A first intervention is to adopt a lower frequency of adjustment. Wages will be indexed to inflation only once a year, instead of twice. This provides employers a longer period of time during which their output prices are increasing without a corresponding increase in nominal wages. A second measure is to establish a mechanism that imposes an ‘automatic suspension and derogation procedures during adverse economic conditions’: If GDP contracts in a second and third quarter of a given year, the indexation foreseen in the following year will not take place. Thirdly, there’s a move from full to partial indexation with the adjustment in wages being limited to just 50% of the rate of increase of prices.
Furthermore, the Troika invites private sector social partners to pursue a tripartite agreement on the application of the reformed system. As it has already predetermined what should be the key outcomes of such a reform, this is paying mere lip service to the principles of respecting social dialogue and the autonomy of collective bargaining. And to be completely certain that Cypriot trade unions do get the message, the Troika explicitly adds that wage indexation ‘is foreseen not to be applied in the private sector until 2014, whereas it is suspended in the wider public sector for the next three years’.
Combining this reform with the other elements of the Cypriot structural adjustment program (general freeze on public sector wages increases, suspending minimum wage increases, increasing VAT rates and at least a 17% increase in fees for public services), it is clear that wage earners in Cyprus are set to suffer a serious impoverishment of working and living standards.
At the same time, the Troika intervention in the Cypriot wage setting will also have consequences for other countries that have similar wage indexation systems.
Whereas trade unions in Spain unions suspended their wage indexation clauses in collective agreements already back in 2010 and are now involved in what they call a process of ‘gradual de-indexation’ (with for example several company level negotiations replacing indexation clauses with productivity clauses), indexation still exists in Belgium, Luxembourg and Malta. Although these member states are at the moment not in the eye of financial market turmoil and therefore not the object of a Troika program, the Commission and its Country Specific Recommendations exert pressure to reform these indexation systems as well. The reforms now being pushed through in Cyprus may come to serve as a new benchmark, making the Commission’s already existing policy recommendations for these three economies even stricter.
Finally, it needs to be stressed that wage indexation systems , while constituting a good starting basis to provide all workers with a fair share in the overall progress of the economy, are not per definition in contradiction with the requirements of the single currency. In particular, if and when wage indexation is part of a system of coordinated wage bargaining, the ECB’s objective of price stability can be taken into account in an explicit and efficient way. Moreover, the wage adjustment involved can then be shared in a more equitable way, with indexation safeguarding the real value of wages for all workers while shifting the burden of disinflation to those companies and sectors which otherwise would go for real wage increases.
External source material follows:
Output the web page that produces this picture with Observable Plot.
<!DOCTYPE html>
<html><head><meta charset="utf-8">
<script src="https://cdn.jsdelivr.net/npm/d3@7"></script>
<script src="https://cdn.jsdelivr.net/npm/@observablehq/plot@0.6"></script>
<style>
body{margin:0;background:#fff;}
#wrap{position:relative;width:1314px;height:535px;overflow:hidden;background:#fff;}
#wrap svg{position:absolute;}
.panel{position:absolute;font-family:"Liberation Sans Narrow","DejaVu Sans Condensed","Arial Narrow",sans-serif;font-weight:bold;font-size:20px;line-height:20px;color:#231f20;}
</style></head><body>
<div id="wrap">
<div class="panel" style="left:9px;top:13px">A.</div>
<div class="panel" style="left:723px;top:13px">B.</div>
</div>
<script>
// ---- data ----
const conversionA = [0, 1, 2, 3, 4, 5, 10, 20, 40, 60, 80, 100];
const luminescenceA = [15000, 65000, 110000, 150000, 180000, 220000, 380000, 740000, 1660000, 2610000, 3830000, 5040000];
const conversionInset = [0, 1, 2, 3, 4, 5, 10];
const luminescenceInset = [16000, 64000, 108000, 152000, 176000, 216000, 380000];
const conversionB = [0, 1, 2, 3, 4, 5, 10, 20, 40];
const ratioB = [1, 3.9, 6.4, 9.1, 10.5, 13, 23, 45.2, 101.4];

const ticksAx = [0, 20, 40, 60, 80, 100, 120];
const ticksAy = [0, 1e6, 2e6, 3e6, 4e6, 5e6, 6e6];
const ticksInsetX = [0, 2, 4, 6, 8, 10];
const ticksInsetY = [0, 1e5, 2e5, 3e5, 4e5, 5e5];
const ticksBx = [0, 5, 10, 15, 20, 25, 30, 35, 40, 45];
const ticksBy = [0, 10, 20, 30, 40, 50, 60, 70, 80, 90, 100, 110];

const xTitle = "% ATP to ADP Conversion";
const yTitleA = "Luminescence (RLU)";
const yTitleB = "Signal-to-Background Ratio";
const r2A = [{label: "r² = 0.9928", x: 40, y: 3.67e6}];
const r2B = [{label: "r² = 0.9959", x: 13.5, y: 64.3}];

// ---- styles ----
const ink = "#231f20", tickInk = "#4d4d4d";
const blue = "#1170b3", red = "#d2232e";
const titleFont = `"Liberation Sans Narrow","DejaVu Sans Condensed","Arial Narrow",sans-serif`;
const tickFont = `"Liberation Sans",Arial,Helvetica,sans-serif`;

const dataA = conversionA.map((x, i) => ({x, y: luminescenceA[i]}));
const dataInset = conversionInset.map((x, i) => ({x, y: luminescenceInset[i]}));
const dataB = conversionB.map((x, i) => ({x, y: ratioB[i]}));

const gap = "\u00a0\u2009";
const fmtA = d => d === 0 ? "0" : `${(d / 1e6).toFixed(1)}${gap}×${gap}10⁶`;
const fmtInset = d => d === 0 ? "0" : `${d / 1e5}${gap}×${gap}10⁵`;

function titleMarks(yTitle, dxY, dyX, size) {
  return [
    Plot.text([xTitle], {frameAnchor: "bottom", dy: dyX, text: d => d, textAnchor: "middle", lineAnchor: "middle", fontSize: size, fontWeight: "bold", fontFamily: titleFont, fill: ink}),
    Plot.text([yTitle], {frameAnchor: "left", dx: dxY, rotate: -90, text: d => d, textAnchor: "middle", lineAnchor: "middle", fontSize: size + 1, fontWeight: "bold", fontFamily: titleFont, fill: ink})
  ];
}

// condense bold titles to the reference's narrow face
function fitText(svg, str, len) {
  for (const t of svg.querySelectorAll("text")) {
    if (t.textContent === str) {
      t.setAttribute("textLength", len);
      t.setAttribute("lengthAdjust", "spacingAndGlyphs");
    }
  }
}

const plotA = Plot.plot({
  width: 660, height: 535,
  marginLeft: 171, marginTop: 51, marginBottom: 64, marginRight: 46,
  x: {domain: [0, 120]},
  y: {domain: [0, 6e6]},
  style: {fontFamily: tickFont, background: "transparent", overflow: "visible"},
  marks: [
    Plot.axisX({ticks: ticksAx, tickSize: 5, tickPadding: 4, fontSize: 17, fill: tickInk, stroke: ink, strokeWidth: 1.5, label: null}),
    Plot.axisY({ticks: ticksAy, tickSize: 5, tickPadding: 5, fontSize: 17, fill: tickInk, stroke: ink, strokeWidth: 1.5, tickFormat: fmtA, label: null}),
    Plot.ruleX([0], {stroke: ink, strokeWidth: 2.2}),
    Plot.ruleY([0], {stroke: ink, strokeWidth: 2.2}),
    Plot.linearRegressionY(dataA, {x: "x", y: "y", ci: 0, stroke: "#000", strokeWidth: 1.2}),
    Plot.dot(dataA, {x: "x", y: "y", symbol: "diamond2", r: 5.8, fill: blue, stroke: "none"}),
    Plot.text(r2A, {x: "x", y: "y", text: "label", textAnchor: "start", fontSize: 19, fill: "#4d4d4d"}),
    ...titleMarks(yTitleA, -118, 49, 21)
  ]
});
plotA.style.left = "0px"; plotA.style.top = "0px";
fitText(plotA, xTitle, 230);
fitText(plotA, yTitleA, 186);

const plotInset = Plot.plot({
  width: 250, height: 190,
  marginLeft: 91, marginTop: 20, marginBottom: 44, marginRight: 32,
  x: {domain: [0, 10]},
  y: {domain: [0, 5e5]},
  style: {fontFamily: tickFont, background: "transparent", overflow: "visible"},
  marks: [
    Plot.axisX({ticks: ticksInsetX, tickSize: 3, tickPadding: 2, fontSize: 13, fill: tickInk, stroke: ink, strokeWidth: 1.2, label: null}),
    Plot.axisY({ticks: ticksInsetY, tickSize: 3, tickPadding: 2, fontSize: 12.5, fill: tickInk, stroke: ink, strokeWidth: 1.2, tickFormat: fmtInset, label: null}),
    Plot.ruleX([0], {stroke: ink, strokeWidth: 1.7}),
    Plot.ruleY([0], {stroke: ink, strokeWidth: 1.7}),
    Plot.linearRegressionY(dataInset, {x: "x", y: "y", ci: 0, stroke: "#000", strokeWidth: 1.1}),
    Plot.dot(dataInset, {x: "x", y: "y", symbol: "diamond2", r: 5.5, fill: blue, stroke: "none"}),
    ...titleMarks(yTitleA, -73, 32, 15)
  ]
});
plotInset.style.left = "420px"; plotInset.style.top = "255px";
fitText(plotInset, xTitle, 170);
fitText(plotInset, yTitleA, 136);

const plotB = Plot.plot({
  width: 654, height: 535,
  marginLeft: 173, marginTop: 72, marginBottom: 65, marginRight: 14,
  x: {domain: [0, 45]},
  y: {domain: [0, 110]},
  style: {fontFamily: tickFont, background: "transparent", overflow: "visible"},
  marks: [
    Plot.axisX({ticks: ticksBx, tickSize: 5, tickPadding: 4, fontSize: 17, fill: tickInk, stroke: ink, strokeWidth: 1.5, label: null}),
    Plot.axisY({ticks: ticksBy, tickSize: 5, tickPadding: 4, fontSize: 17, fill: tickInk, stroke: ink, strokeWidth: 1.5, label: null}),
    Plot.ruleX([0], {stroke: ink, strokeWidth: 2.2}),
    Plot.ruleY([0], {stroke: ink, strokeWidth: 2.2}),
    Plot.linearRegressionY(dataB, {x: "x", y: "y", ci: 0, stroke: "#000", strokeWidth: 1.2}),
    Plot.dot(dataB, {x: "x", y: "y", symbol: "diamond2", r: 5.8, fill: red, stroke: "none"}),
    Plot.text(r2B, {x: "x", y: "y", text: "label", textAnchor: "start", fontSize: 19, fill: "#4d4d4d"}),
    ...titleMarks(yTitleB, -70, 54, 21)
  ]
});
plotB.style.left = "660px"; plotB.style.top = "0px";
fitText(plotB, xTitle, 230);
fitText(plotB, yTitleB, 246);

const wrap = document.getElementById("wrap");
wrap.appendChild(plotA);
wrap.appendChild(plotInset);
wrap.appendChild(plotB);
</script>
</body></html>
Belgium is a case in point. Despite, or to put it more correctly, thanks to the fact that Belgium indeed combines wage indexation with a coordinated system of wage bargaining, wage developments during the first decade of the single currency have been exemplary. Similar to France (see graph), developments in unit wage costs have closely followed the 2% line, a line corresponding with the ECB’s price stability target of ‘below but close to 2% inflation’. If there is anything wrong with the picture in the graph below, it is not Belgium or France experiencing too high wage increases because of the strength of their wage formation systems but Germany where wage have been squeezed to the bone during many years. Not Belgian (indexation) or French (statutory minimum wages) wage formation systems that need to be weakened but German collective bargaining institutions that need strengthening. Is it so hard for organisations such as the ECB, the IMF and DG ECFIN to understand this point?